La medida para saber hasta qué punto existe y para qué un Estado, da la forma en que genera su esencia —el poder político— el contenido de esta y cómo y con qué propósitos —en beneficio de quién— se ejerce.

Por su situación geopolítica —determinada por una larga frontera con lo que hoy por hoy es la mayor potencia mundial— y por su relativa debilidad en recursos tradicionales de poder, el Estado mexicano es un ente no particularmente fuerte. No dispone de una fuerza militar capaz de enfrentar con éxito a los actores que dominan la escena internacional, tampoco está cimentado en una economía robusta e impulsada por sectores tecnológicamente avanzados y muy dinámicos, ni está apuntalado por instituciones públicas sólidas, eficaces, manejadas por cuadros administrativos bien preparados e impermeables a los envites de la corrupción .

En vista de su debilidad relativa —debilidad histórica que se acentúo en el último medio siglo— el poder de un Estado mexicano que busca reconstituirse —eso es lo que pretende el gobierno actual con su empeño en lograr un cambio de régimen— debe tener como escenario privilegiado el ámbito interno. Es hacia adentro donde un Estado reformado puede desplegar con mayor efectividad y beneficio su autoridad. Y es que el “factor norteamericano”, la vecindad y la dependencia de nuestra economía respecto de la norteamericana, es una condición inmodificable en el futuro previsible.

La asimetría de nuestro “poder duro” en relación con el que se despliega al norte de México es enorme. Nuestro sur cercano se mantiene como otra zona de influencia de Washington. El resto del mundo —Asia, Europa o África—, están, para nosotros, muy lejanos; ahí Estados Unidos en competencia con otras grandes potencias, llenan los espacios políticos.

El teatro en el que realmente se puede desplegar el poder del Estado mexicano es el interno. Y es ahí y ahora, en esta etapa de agotamiento de un modelo político y de la construcción de su reemplazo, donde se abren muchas posibilidades.

La reforma de las instituciones —tarea harto difícil— debe dar prioridad a la profesionalización y, sobre todo, a la moralización de las entidades públicas. La lucha contra la corrupción no sólo tiene sentido ético sino también práctico: aumentar la eficacia de la acción estatal. Desde la construcción y mantenimiento de infraestructura hasta la seguridad pública, la impartición de justicia o el cobro de impuestos, han fallado en México en proporción directa a su corrupción.
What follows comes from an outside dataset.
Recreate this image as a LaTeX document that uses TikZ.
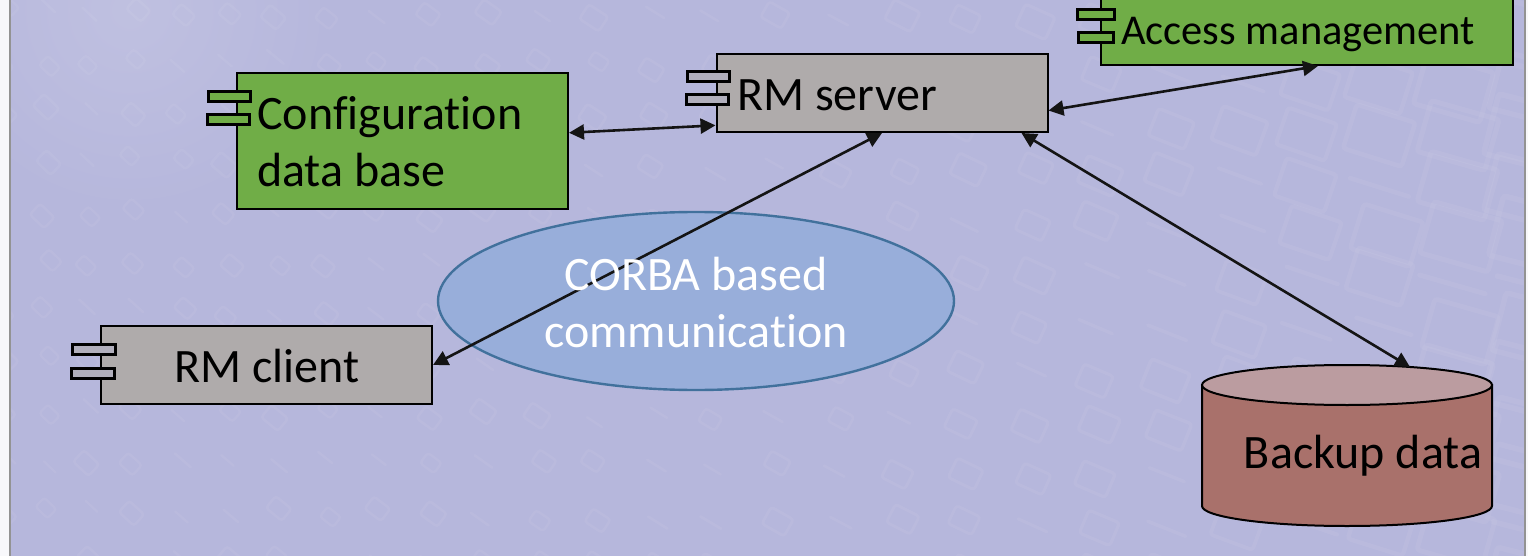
\documentclass[tikz,border=0pt]{standalone}
\usepackage{fontspec}
\setmainfont[Ligatures=NoCommon]{Carlito}
\usetikzlibrary{arrows.meta,shapes.geometric}
\definecolor{bgc}{HTML}{B6B7DC}
\definecolor{greenc}{HTML}{70AD47}
\definecolor{greyc}{HTML}{AFABAB}
\definecolor{dbc}{HTML}{A9716B}
\definecolor{dbtop}{HTML}{BB9CA0}
\definecolor{ellc}{HTML}{96AEDA}
\definecolor{elld}{HTML}{41719C}
\tikzset{
  x=1pt,y=-1pt,
  bigtext/.style={font=\fontsize{48}{57}\selectfont,text=black,inner sep=0pt},
  comp/.style={draw=black,line width=2pt,rectangle,inner sep=0pt},
  tabline/.style={draw=black,line width=3pt},
  link/.style={draw=black!92,line width=2.6pt,{Triangle[length=15pt,width=15pt]}-{Triangle[length=15pt,width=15pt]}},
  chip/.style={draw=white,opacity=0.055,rounded corners=3pt},
}
\begin{document}
\begin{tikzpicture}
\useasboundingbox (0,0) rectangle (1528,556);
\clip (0,0) rectangle (1528,556);
% background
\fill[bgc] (0,0) rectangle (1528,556);
\shade[inner color=bgc!87!white,outer color=bgc] (130,10) circle [radius=200];
\pgfmathsetseed{7}
\foreach \ix in {0,...,26}{\foreach \iy in {0,...,11}{
  \pgfmathsetmacro{\uu}{\ix/26}
  \pgfmathsetmacro{\px}{1528*(0.7*\uu+0.3*\uu*\uu)+rnd*10}
  \pgfmathsetmacro{\py}{5+\iy*50+rnd*12+0.12*\ix*\ix*0.3}
  \pgfmathsetmacro{\sz}{8+5.5*(\px/1000)^4+rnd*3}
  \pgfmathsetmacro{\ang}{-45+0.02*\px}
  \pgfmathsetmacro{\lw}{1.5+0.1*\sz}
  \pgfmathsetmacro{\kind}{rnd}
  \begin{scope}[shift={(\px,\py)},rotate=\ang]
    \ifdim\kind pt<0.35pt
      \draw[chip,line width=\lw pt,line cap=round] (-\sz,0) -- (\sz,0);
    \else
      \draw[chip,line width=\lw pt] (-\sz,-0.75*\sz) rectangle (\sz,0.75*\sz);
    \fi
  \end{scope}
}}
\fill[white!90!bgc] (0,0) rectangle (9,556);
\fill[white!90!bgc] (1526,0) rectangle (1528,556);
\fill[gray!85] (9,0) rectangle (11,556);
\fill[gray!85] (1524,0) rectangle (1526,556);

% component boxes
\node[comp,fill=greenc,minimum width=331pt,minimum height=136pt] (cfg) at (402.5,141.5) {};
\node[bigtext,align=left,anchor=north west] (cfgt) at (257,96.5) {Configuration\\data base};
\node[comp,fill=greyc,minimum width=331pt,minimum height=78pt] (srv) at (882,93) {};
\node[bigtext,anchor=base west] (srvt) at (737,110.5) {RM server};
\node[comp,fill=greenc,minimum width=412pt,minimum height=80pt] (acc) at (1307,25) {};
\node[bigtext,font=\fontsize{42.5}{50}\selectfont,anchor=base west] (acct) at (1121,44.5) {Access management};
\node[comp,fill=greyc,minimum width=331pt,minimum height=78pt] (cli) at (266.5,365) {};
\node[bigtext,anchor=base] (clit) at (267,382.5) {RM client};

% component tabs
\fill[greenc,tabline] (208,92) rectangle (250,102);
\fill[greenc,tabline] (207,115) rectangle (249,125);
\fill[greyc!65!bgc,tabline] (687,72) rectangle (729,82);
\fill[greyc!65!bgc,tabline] (686,95) rectangle (728,105);
\fill[greenc,tabline] (1077,10) rectangle (1114,20);
\fill[greenc,tabline] (1078,33) rectangle (1113,43);
\fill[greyc!65!bgc,tabline] (72,344) rectangle (115,354);
\fill[greyc!65!bgc,tabline] (71,368) rectangle (114,378);

% database
\node[minimum width=290pt,minimum height=161pt,inner sep=0pt] (db) at (1347,445.5) {};
\filldraw[fill=dbc,draw=black,line width=2pt] (1202,385) -- (1202,506) arc[start angle=180,end angle=360,x radius=145,y radius=-20] -- (1492,385) -- cycle;
\filldraw[fill=dbtop,draw=black,line width=2pt] (1347,385) ellipse [x radius=145,y radius=20];
\node[bigtext,anchor=base] (dbt) at (1363,468.5) {Backup data};
\coordinate (dbin) at (1410,367);

% ellipse
\node[ellipse,draw=elld,line width=2.4pt,fill=ellc,fill opacity=0.92,draw opacity=1,inner sep=0pt,minimum width=516pt,minimum height=178pt] (corba) at (696,301) {};

% connectors
\draw[link] (cfg.3) -- (srv.191);
\draw[link] (srv.-6.6) -- (acc.-75);
\draw[link] (cli.east) -- (srv.-90);
\draw[link] (srv.-16.8) -- (dbin);

\node[bigtext,text=white,align=center] (corbat) at (696,303) {CORBA based\\communication};
\end{tikzpicture}
\end{document}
A estas alturas ya quedó claro que el “Estado mínimo” de la teoría neoliberal tiene fallas fundamentales. En esta época de pandemia es obvio que en materia de salud ningún sistema basado en la iniciativa privada puede sustituir a una cobertura pública universal y menos cuando la pobreza afecta a la mitad de los 127 millones de mexicanos. Desde luego, lo mismo puede decirse de otros temas como el manejo del agua o la generación de empleo; garantizar un ingreso universal mínimo es imprescindible en una sociedad tan desigual como la nuestra.

Hoy México debe ser realistamente ambicioso y dar forma a un Estado fuerte en lo interno, uno que dé protección efectiva, cotidiana, a su población, a toda, pero poniendo el acento en la que ha sido más castigada por la lógica del mercado. Generando y ejerciendo este tipo de poder en el ámbito interno, se puede lograr otro, el blando (soft power), para emplearlo en el exterior como un escudo frente a las presiones que inevitablemente seguirán llegando de las grandes potencias, especialmente la del norte.